You take the gold and
I’ll take the forest
You can have what is bought and sold
Cause I can’t take much more of this
My tears of green will always
Give me shade.

Beachwood Sparks est un groupe fait pour l’ombre, et Sub Pop a su leur offrir ce confort. À l’ombre des gros noms du label, Beachwood Sparks a su prendre le temps de se déployer, sans pression. Ils ont refusé l’or pour la forêt, à la lumière ils préfèrent la douceur moite des arbres. C’est dans ce petit confort que leur musique prend sens, entre 2000 et 2002. Puis, cette jolie une musique d’après-midi, une musique pour faire la sieste, s’arrêtera…

En 2012, après 11 ans de silence, Beachwood Sparks réapparaît. On l’avoue, on les avait oublié. S’ils ne refusent plus l’or et la lumière, cette fois ils le veulent terni, l’or. Ils tiennent à la patine des années 2000. Pas d’étincelles, juste la même recette éternelle dans ce Tarnished Gold aussi réussi qu’oubliable. Oui, ils auraient pu être importants. Mais à la place, ils sont restés Beachwood Sparks, un groupe normal.

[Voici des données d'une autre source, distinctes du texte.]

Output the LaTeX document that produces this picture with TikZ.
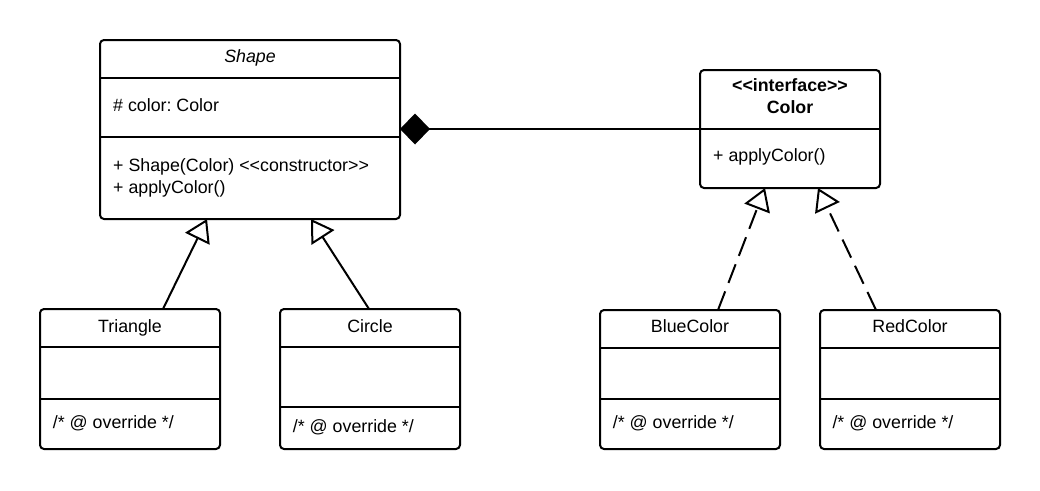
\documentclass[tikz,border=0pt]{standalone}
\usepackage{fontspec}
\setmainfont{Liberation Sans}
\usetikzlibrary{arrows.meta,calc}
\frenchspacing
\newcommand\umlfs{\fontsize{17.8}{21}\selectfont}
\tikzset{
  umlbox/.style={draw, line width=2pt, rounded corners=4pt, inner sep=0pt, outer sep=0pt, anchor=north west},
  txt/.style={inner sep=0pt, anchor=base west, font=\umlfs},
  ttl/.style={inner sep=0pt, anchor=base, font=\umlfs},
  divider/.style={line width=2pt},
  inherit/.style={line width=2pt, -{Triangle[open, length=22pt, width=27pt, fill=white]}},
  realize/.style={inherit, dash pattern=on 20pt off 9pt},
  compose/.style={line width=2pt, {Diamond[length=30pt, width=31pt]}-},
}
\begin{document}
\begin{tikzpicture}[x=1pt,y=-1pt]
\useasboundingbox (0,0) rectangle (1040,490);
% boxes
\node[umlbox, minimum width=300pt, minimum height=179pt] (shape) at (100,40) {};
\node[umlbox, minimum width=180pt, minimum height=118pt] (color) at (700,70) {};
\node[umlbox, minimum width=180pt, minimum height=140pt] (tri) at (40,309) {};
\node[umlbox, minimum width=180pt, minimum height=140pt] (circ) at (280,309) {};
\node[umlbox, minimum width=180pt, minimum height=139pt] (blue) at (600,310) {};
\node[umlbox, minimum width=180pt, minimum height=139pt] (red) at (820,310) {};
% dividers
\draw[divider] ($(shape.north west)+(0,37.5)$) -- ($(shape.north east)+(0,37.5)$);
\draw[divider] ($(shape.north west)+(0,96.5)$) -- ($(shape.north east)+(0,96.5)$);
\draw[divider] ($(color.north west)+(0,59)$) -- ($(color.north east)+(0,59)$);
\draw[divider] ($(tri.north west)+(0,38)$) -- ($(tri.north east)+(0,38)$);
\draw[divider] ($(tri.north west)+(0,90)$) -- ($(tri.north east)+(0,90)$);
\draw[divider] ($(circ.north west)+(0,38)$) -- ($(circ.north east)+(0,38)$);
\draw[divider] ($(circ.north west)+(0,98)$) -- ($(circ.north east)+(0,98)$);
\draw[divider] ($(blue.north west)+(0,38)$) -- ($(blue.north east)+(0,38)$);
\draw[divider] ($(blue.north west)+(0,89)$) -- ($(blue.north east)+(0,89)$);
\draw[divider] ($(red.north west)+(0,38)$) -- ($(red.north east)+(0,38)$);
\draw[divider] ($(red.north west)+(0,89)$) -- ($(red.north east)+(0,89)$);
% texts
\node[ttl, font=\umlfs\itshape] (shapeT) at ($(shape.north)+(0,22.3)$) {Shape};
\node[txt] (shapeA) at ($(shape.north west)+(13,71.7)$) {\# color: Color};
\node[txt] (shapeM1) at ($(shape.north west)+(13,131.7)$) {+ Shape(Color) <{}<constructor>{}>};
\node[txt] (shapeM2) at ($(shape.north west)+(13,153.3)$) {+ applyColor()};
\node[ttl, font=\umlfs\bfseries] (colorS) at ($(color.north)+(0,21.7)$) {<{}<interface>{}>};
\node[ttl, font=\umlfs\bfseries] (colorT) at ($(color.north)+(0,43.3)$) {Color};
\node[txt] (colorM) at ($(color.north west)+(13,91.7)$) {+ applyColor()};
\node[ttl] (triT) at ($(tri.north)+(0,23.7)$) {Triangle};
\node[txt] (triM) at ($(tri.north west)+(12.7,119.3)$) {/* @ override */};
\node[ttl] (circT) at ($(circ.north)+(0,23.7)$) {Circle};
\node[txt] (circM) at ($(circ.north west)+(12.7,123.7)$) {/* @ override */};
\node[ttl] (blueT) at ($(blue.north)+(0,22.7)$) {BlueColor};
\node[txt] (blueM) at ($(blue.north west)+(12.7,118.3)$) {/* @ override */};
\node[ttl] (redT) at ($(red.north)+(0,22.7)$) {RedColor};
\node[txt] (redM) at ($(red.north west)+(12.3,118.3)$) {/* @ override */};
% connectors
\draw[compose] ($(shape.north east)+(0,89)$) -- ($(color.north west)+(0,59)$);
\draw[inherit] ($(tri.north west)+(123,0)$) -- ($(shape.south west)+(107,0)$);
\draw[inherit] ($(circ.north west)+(89,0)$) -- ($(shape.south west)+(211,0)$);
\draw[realize] ($(blue.north west)+(118,0)$) -- ($(color.south west)+(65,0)$);
\draw[realize] ($(red.north west)+(56,0)$) -- ($(color.south west)+(118,0)$);
\end{tikzpicture}
\end{document}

Mais normal ne devrait jamais être péjoratif, jamais. Derrière la normalité de Beachwood Sparks, il y a une des plus grandes chansons pop des années 2000. C’était en 2001, sur Once We Were Trees et, magnifique ironie, cette pépite s’appelle « Confusion is Nothing New ». On pourrait convoquer Paul Simon, des intonations à la Gun Club, Elephant 6 et tellement d’autres pour décrire ce court moment de grâce, chanson désespérée et instantanée. Mais à elle seule, cette chanson résume Beachwood Sparks. S’ils ne seront jamais au cœur d’une révolution, ils seront au moins un point d’ancrage, un cocon douillet qu’on connaît par cœur et où il fait bon se réfugier quand la confusion règne.